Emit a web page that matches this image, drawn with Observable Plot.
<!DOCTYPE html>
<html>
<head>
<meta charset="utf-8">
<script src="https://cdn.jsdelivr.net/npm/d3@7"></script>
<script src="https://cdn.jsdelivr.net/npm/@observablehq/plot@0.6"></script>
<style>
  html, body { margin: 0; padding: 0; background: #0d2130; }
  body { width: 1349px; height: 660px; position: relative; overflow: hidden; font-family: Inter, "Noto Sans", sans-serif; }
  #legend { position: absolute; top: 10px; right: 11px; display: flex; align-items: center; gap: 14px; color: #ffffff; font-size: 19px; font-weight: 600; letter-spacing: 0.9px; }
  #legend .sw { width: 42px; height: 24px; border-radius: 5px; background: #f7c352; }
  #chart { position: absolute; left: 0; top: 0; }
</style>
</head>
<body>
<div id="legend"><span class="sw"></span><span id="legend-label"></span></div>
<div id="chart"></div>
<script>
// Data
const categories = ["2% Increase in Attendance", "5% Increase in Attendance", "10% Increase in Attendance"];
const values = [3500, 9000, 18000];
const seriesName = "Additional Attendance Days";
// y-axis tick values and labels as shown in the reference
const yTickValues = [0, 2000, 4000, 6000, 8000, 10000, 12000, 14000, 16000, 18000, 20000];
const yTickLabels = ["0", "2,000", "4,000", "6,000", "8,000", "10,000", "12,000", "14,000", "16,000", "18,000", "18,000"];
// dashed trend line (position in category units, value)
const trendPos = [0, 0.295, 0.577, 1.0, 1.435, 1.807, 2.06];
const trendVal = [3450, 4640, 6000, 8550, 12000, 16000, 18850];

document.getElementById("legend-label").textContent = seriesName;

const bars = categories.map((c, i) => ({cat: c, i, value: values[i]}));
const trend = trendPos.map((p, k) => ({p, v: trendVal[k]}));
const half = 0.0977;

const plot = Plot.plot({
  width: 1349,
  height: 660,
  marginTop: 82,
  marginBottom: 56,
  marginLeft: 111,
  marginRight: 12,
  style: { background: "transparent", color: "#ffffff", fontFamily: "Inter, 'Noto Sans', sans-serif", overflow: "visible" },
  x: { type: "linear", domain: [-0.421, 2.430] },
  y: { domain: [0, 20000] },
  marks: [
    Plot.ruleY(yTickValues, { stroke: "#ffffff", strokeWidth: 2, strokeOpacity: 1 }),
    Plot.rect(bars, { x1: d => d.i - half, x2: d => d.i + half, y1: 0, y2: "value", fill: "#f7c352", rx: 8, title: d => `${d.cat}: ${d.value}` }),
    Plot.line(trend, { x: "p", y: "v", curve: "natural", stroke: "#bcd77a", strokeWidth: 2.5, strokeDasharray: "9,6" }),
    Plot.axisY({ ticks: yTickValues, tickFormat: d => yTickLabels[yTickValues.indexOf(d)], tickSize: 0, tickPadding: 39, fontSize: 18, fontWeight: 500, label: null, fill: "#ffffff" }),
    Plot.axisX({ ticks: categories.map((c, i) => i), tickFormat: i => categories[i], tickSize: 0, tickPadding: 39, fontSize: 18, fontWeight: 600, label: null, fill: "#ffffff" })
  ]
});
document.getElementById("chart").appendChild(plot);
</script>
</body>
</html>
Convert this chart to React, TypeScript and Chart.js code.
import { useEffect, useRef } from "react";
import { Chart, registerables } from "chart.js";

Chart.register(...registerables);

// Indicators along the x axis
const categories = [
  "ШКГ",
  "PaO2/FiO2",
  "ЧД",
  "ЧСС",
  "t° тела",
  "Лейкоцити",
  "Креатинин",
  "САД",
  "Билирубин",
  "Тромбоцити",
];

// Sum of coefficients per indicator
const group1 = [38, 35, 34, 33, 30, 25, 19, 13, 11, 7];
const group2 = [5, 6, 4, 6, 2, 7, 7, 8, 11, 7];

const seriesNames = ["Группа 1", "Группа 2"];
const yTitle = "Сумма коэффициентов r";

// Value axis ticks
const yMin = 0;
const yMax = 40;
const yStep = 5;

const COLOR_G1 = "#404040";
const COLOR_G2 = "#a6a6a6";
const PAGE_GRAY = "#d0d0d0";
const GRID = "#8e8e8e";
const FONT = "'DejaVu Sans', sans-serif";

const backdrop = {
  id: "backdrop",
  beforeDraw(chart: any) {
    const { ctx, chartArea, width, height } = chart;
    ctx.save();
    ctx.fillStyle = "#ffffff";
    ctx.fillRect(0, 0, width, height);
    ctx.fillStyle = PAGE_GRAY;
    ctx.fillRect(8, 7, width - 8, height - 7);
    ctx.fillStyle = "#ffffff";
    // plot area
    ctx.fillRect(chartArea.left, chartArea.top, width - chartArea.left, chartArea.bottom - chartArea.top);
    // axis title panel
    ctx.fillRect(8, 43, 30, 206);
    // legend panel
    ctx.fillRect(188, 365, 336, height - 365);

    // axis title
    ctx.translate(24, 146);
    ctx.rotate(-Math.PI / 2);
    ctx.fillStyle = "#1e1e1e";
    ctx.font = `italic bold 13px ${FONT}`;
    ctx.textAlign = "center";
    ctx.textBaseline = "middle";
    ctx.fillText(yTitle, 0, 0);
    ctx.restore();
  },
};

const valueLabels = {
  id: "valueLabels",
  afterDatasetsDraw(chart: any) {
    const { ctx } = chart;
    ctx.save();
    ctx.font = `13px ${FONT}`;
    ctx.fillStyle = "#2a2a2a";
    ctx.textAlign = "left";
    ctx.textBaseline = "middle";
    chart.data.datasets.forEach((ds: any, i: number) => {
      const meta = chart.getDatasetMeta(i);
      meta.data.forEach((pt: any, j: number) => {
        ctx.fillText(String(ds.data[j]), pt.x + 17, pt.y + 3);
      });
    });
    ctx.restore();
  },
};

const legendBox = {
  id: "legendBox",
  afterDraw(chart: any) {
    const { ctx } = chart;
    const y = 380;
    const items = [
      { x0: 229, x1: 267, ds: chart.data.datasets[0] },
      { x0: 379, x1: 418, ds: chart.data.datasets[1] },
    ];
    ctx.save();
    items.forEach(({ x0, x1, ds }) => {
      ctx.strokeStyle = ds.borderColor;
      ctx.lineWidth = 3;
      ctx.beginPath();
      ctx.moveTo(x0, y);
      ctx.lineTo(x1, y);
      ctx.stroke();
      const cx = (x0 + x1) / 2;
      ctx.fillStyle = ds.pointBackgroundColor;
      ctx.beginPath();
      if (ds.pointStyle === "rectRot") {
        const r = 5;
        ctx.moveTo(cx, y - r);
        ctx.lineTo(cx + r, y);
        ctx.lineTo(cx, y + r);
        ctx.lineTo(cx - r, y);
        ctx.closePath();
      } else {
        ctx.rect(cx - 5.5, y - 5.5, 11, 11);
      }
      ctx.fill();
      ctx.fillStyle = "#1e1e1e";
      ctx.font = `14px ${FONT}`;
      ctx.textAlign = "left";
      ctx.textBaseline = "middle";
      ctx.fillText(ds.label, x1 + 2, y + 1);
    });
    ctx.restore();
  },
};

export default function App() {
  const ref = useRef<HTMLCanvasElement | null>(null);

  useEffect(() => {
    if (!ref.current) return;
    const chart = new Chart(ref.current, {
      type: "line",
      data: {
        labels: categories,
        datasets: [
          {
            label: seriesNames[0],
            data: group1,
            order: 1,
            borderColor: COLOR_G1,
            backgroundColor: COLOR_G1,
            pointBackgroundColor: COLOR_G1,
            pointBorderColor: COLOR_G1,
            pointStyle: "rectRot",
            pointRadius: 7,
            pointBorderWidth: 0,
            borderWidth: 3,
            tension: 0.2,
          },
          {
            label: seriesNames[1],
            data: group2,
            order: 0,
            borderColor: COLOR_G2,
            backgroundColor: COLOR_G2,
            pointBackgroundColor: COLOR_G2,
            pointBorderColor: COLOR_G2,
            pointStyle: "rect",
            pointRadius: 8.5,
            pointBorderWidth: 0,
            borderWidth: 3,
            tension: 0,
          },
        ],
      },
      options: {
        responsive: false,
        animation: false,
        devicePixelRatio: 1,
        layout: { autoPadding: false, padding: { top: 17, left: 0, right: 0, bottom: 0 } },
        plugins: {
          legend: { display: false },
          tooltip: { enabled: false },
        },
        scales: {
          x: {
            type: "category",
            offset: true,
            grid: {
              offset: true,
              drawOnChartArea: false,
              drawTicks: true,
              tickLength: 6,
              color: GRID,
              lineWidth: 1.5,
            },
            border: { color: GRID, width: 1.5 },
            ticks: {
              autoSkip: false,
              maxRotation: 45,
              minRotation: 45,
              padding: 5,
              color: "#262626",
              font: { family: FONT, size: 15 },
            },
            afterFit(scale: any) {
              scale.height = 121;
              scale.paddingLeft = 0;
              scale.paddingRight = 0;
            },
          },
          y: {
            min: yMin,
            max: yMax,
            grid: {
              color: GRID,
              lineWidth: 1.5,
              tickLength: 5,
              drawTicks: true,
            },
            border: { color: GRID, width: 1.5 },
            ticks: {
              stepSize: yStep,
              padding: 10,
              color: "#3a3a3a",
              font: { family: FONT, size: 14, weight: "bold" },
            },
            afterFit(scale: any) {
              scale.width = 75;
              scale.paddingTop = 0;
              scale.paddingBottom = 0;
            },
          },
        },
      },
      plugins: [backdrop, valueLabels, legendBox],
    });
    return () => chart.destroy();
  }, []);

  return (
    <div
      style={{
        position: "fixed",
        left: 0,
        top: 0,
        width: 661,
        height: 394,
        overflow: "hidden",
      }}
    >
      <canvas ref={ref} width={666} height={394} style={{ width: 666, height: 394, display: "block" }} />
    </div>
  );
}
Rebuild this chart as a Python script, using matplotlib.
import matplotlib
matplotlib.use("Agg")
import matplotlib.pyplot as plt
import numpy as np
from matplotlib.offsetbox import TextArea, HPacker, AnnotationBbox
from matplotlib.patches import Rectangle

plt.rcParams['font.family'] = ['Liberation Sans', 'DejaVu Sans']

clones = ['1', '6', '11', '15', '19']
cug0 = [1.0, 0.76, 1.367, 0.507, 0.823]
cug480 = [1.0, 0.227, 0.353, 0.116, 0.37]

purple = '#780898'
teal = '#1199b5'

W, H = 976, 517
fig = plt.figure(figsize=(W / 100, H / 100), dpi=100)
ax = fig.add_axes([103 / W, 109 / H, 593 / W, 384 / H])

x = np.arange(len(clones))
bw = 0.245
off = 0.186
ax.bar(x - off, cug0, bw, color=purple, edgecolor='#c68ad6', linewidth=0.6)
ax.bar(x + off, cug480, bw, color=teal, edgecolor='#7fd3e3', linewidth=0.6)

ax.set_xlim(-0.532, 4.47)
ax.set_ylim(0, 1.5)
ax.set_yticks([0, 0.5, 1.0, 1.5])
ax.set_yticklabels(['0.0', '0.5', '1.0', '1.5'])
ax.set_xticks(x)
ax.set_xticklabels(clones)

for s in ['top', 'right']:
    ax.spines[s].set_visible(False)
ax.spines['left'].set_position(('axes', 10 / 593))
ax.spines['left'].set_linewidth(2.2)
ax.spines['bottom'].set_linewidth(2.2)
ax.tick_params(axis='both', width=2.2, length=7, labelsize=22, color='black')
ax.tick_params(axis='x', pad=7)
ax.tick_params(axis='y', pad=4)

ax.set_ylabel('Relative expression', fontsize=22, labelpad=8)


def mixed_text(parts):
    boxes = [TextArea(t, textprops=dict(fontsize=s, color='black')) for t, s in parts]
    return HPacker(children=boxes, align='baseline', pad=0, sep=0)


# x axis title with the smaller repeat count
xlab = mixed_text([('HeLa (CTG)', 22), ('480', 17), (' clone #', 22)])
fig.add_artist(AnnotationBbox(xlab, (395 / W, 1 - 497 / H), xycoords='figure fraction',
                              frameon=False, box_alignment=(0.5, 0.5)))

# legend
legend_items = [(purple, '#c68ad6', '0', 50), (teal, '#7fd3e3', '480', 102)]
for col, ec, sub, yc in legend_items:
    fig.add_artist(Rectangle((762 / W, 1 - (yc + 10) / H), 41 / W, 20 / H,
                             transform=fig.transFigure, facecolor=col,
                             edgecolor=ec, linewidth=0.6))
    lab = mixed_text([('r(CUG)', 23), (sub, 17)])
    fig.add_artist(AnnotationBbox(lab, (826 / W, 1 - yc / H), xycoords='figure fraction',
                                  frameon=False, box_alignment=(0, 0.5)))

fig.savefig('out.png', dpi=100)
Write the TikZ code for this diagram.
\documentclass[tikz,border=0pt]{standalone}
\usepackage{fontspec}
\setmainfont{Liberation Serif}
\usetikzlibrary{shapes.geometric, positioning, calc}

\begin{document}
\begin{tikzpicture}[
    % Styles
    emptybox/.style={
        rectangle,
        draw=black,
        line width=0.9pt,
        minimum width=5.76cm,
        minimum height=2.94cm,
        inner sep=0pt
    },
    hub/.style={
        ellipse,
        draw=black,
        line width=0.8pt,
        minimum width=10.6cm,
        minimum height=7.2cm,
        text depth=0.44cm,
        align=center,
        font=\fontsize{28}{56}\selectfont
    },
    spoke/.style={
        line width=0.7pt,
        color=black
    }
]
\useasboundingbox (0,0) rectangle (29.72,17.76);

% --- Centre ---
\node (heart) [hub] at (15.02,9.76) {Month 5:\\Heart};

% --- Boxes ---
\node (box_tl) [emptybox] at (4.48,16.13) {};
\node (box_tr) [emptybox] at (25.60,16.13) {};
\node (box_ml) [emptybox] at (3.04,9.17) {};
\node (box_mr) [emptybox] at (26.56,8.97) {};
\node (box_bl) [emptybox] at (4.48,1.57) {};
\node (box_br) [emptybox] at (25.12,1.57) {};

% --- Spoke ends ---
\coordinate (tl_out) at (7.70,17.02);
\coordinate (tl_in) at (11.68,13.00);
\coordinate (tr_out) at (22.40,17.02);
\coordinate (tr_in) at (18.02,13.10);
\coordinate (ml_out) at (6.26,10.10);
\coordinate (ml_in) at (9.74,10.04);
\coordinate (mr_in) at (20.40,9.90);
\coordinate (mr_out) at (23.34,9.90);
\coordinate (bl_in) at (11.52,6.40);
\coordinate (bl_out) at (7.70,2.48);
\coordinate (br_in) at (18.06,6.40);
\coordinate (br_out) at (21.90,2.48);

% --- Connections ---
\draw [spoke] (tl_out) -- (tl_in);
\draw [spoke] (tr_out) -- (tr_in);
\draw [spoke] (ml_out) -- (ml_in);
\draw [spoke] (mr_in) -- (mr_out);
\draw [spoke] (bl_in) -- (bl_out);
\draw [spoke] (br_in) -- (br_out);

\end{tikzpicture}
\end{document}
--------------------
> _GIVEN PROBLEM_
Give again, word for word, only the lines running from the line with "Rebuild this chart" through the line with "ax = fig.add_axes([103"; include both of those lines.

> _IN RESPONSE_
Rebuild this chart as a Python script, using matplotlib.
import matplotlib
matplotlib.use("Agg")
import matplotlib.pyplot as plt
import numpy as np
from matplotlib.offsetbox import TextArea, HPacker, AnnotationBbox
from matplotlib.patches import Rectangle

plt.rcParams['font.family'] = ['Liberation Sans', 'DejaVu Sans']

clones = ['1', '6', '11', '15', '19']
cug0 = [1.0, 0.76, 1.367, 0.507, 0.823]
cug480 = [1.0, 0.227, 0.353, 0.116, 0.37]

purple = '#780898'
teal = '#1199b5'

W, H = 976, 517
fig = plt.figure(figsize=(W / 100, H / 100), dpi=100)
ax = fig.add_axes([103 / W, 109 / H, 593 / W, 384 / H])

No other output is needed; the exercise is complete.